À propos du « cas L », une femme toxicomane, ancienne prostituée, qui se présente sous le signe de l’« insouciance », je me pose la question de la relation commune entre la toxicomanie et deux des passions que Lacan a isolées dans le séminaire « Les non-dupes errent » : l’amour et la haine. Nous pourrions faire l’hypothèse que l’anti-amour est la racine commune entre la haine et la toxicomanie, deux symptômes sociaux présents dans ce cas, qui se présentent du côté d’une jouissance sans limites. Les deux résultent de l’émergence de l’être du sujet comme petit a dans la défaillance de l’Autre comme lieu du signifiant. La haine résulte de la cassure entre l’imaginaire et le symbolique, ce qui conduit Lacan à dire que « la haine est toujours d’abord une haine du symbolique et qu’elle vise l’Autre, bien au-delà du semblable»[5]. Dans cette ligne, l’insulte, selon la formule de Miller, « est l’effort suprême du signifiant pour arriver à dire ce qu’est l’autre comme objet a », objet a rejeté de l’Autre. Dans la toxicomanie, je me réfère toujours au cas L, c’est l’être du sujet qui est réduit à cet objet de jouissance, également rejeté de l’Autre. C’est ce qui marque le terme « insouciante » que ce sujet épingle comme modalité d’isolement propre à son mode de jouir.

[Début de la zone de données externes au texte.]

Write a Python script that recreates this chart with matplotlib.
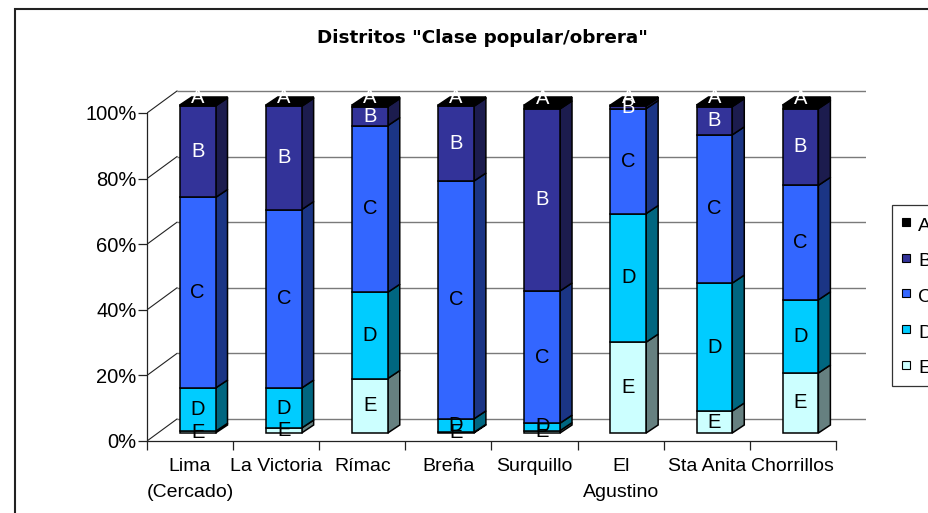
import matplotlib
matplotlib.use("Agg")
import matplotlib.pyplot as plt
from matplotlib.patches import Polygon, Rectangle
from matplotlib.lines import Line2D

plt.rcParams['font.family'] = ['Liberation Sans', 'DejaVu Sans']

# ---------------- data ----------------
categories = ["Lima\n(Cercado)", "La Victoria", "Rímac", "Breña",
              "Surquillo", "El\nAgustino", "Sta Anita", "Chorrillos"]
series_names = ["A", "B", "C", "D", "E"]
A = [0.3, 0.4, 0.5, 0.4, 1.2, 0.3, 0.5, 1.1]
B = [27.9, 31.5, 5.8, 22.8, 55.5, 0.8, 8.6, 23.4]
C = [58.1, 54.4, 50.8, 72.5, 40.3, 32.0, 45.2, 34.9]
D = [13.2, 12.2, 26.3, 4.1, 2.3, 39.2, 39.0, 22.3]
E = [0.5, 1.5, 16.6, 0.2, 0.7, 27.7, 6.7, 18.3]
yticks = [0, 20, 40, 60, 80, 100]
ytick_labels = ["0%", "20%", "40%", "60%", "80%", "100%"]

# ---------------- style ----------------
front_colors = {"A": "#000000", "B": "#333399", "C": "#3366FF",
                "D": "#00CCFF", "E": "#CCFFFF"}
side_colors = {"A": "#000000", "B": "#1C1C4E", "C": "#1B3585",
               "D": "#006680", "E": "#668080"}
label_colors = {"A": "white", "B": "white", "C": "black",
                "D": "black", "E": "black"}

W, H = 929, 513
fig = plt.figure(figsize=(W / 100, H / 100), dpi=100)
px_x = 86.125   # pixels per category
px_y = 3.28     # pixels per percent
ax = fig.add_axes([147 / W, (H - 441) / H, 719 / W, 356 / H])
ax.set_xlim(0, 719 / px_x)
ax.set_ylim(0, 356 / px_y)

n = len(categories)
# depth offsets (data units)
wall_dx, wall_dy = 30 / px_x, 22 / px_y
front_dx, front_dy = 0.088, 8 / px_y
side_dx, side_dy = 12 / px_x, 8 / px_y
bar_w = 0.415

# back wall gridlines and left wall diagonals
for v in yticks:
    ax.plot([wall_dx, n + wall_dx], [v + wall_dy, v + wall_dy],
            color="#7a7a7a", lw=1.0, zorder=1, solid_capstyle="butt")
    ax.plot([0, wall_dx], [v, v + wall_dy], color="#222222", lw=0.8, zorder=1)

# stacked 3D-looking bars
stack_order = ["E", "D", "C", "B", "A"]
values = {"A": A, "B": B, "C": C, "D": D, "E": E}
xs = [i + 0.5 + front_dx for i in range(n)]
bottoms = [front_dy] * n
containers = {}
for s in stack_order:
    vals = values[s]
    bc = ax.bar(xs, vals, width=bar_w, bottom=bottoms, color=front_colors[s],
                edgecolor="black", linewidth=1.1, zorder=4)
    containers[s] = bc
    bottoms = [b + v for b, v in zip(bottoms, vals)]

for s in stack_order:
    for rect in containers[s]:
        x0, y0 = rect.get_x(), rect.get_y()
        w, h = rect.get_width(), rect.get_height()
        xr = x0 + w
        side = Polygon([(xr, y0), (xr + side_dx, y0 + side_dy),
                        (xr + side_dx, y0 + h + side_dy), (xr, y0 + h)],
                       closed=True, facecolor=side_colors[s],
                       edgecolor="black", linewidth=1.1, zorder=3)
        ax.add_patch(side)

# top faces (top segment)
top = stack_order[-1]
for rect in containers[top]:
    x0, y0 = rect.get_x(), rect.get_y()
    w, h = rect.get_width(), rect.get_height()
    t = y0 + h
    face = Polygon([(x0, t), (x0 + side_dx, t + side_dy),
                    (x0 + w + side_dx, t + side_dy), (x0 + w, t)],
                   closed=True, facecolor=front_colors[top],
                   edgecolor="black", linewidth=1.1, zorder=5)
    ax.add_patch(face)

# segment labels
for s in stack_order:
    for rect in containers[s]:
        cx = rect.get_x() + rect.get_width() / 2
        cy = rect.get_y() + rect.get_height() / 2
        if s == "A":
            cy += side_dy
        ax.text(cx, cy, s, ha="center", va="center", fontsize=14.5,
                color=label_colors[s], zorder=10)

# axes
for sp in ["top", "right"]:
    ax.spines[sp].set_visible(False)
ax.spines["left"].set_bounds(0, 100)
ax.spines["bottom"].set_bounds(0, n)
for sp in ["left", "bottom"]:
    ax.spines[sp].set_color("#222222")
    ax.spines[sp].set_linewidth(0.9)
ax.set_yticks(yticks)
ax.set_yticklabels(ytick_labels, fontsize=14.5)
ax.tick_params(axis="y", direction="out", length=6.5, width=0.9,
               color="#222222", pad=1)
ax.set_xticks(range(n + 1))
ax.set_xticklabels([])
ax.set_xticks([i + 0.5 for i in range(n)], minor=True)
ax.set_xticklabels(categories, minor=True, fontsize=14, linespacing=1.7)
ax.tick_params(axis="x", which="major", direction="out", length=6.5,
               width=0.9, color="#222222")
ax.tick_params(axis="x", which="minor", length=0, pad=12.5)

# title
fig.text(482 / W, 1 - 38 / H, 'Distritos "Clase popular/obrera"',
         ha="center", va="center", fontsize=13.2, fontweight="bold",
         family="DejaVu Sans")

# legend
handles = [Line2D([], [], linestyle="none", marker="s", markersize=6,
                  markerfacecolor=front_colors[s], markeredgecolor="black",
                  markeredgewidth=0.8)
           for s in series_names]
leg = fig.legend(handles, series_names, loc="upper left",
                 bbox_to_anchor=(892 / W, 1 - 205 / H), fontsize=14,
                 frameon=True, fancybox=False, borderpad=0.45,
                 handlelength=0.5, handleheight=1.3, handletextpad=0.4,
                 labelspacing=0.74, borderaxespad=0)
leg.get_frame().set_edgecolor("black")
leg.get_frame().set_linewidth(0.9)

# chart area border
fig.patches.append(Rectangle((15 / W, -0.1), 1.2, (H - 9) / H + 0.1,
                             transform=fig.transFigure, fill=False,
                             edgecolor="#222222", linewidth=1.5))

fig.savefig("out.png", dpi=100)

L’amour, quant à lui, relève de la cassure à la jonction entre l’imaginaire et le symbolique et, dit Lacan, il naît aussi d’une faille dans l’Autre. L’amour, dit Brousse, c’est le « Un » impossible entre deux corps, entre deux parlêtres, une soif qui, précisément parce qu’insatiable, insiste encore et encore. Lorsque cet impossible survient, il se convertit en haine[6]. À ce point, l’amour prend un accent réel, en tant qu’amour malheureux, amour toxique.
Pourtant, cette soif dans l’amour semble la condition indispensable au commencement d’une analyse. C‘est l’affect qui ouvre la voie aux malentendus, absents dans la toxicomanie et la haine. Dans le cas de L, elle se manifeste par la tentative d’uniformité (l’amour du côté imaginaire) avec le partenaire, mais cela s’est heurté à la difformité de leurs modes respectifs de jouir, car il n’y a pas d’identification possible avec le réel de l’autre. Ce qui m’intéresse dans la conversation avec le TyA, c’est de clarifier comment, sous l’amour de transfert, marqué par un désir de savoir, le sujet peut nommer et être mieux averti de l’impossible dans l’amour, qui, hors du dispositif analytique, peut devenir le combustible aussi bien de la haine que de la toxicomanie.
[1] Brousse M-H., L’amour en trois dimensions, L’Hebdo-Blog 354, p.1
[2] Miller J.- A., « La théorie du partenaire », Quarto, Revue belge de psychanalyse, n°77, 2002, p. 14.
[3] Ibidem.
[4] Sidon P., L’amour est-il une « anti-toxicomanie » ?, Accès, Bulletin de l’ACF VLB n° 15, septembre 2023, p. 18.
[5] Brousse, M-H., Ibidem, p. 2.
[6] Lacan J., Le Séminaire, livre XX, Encore, texte établi par J.-A. Miller, Paris, Seuil, 1975, p. 133.
[1] Miller J.-A., « Au commencement est le transfert », Ornicar ?, n°58, Navarin Éditeur, 2024.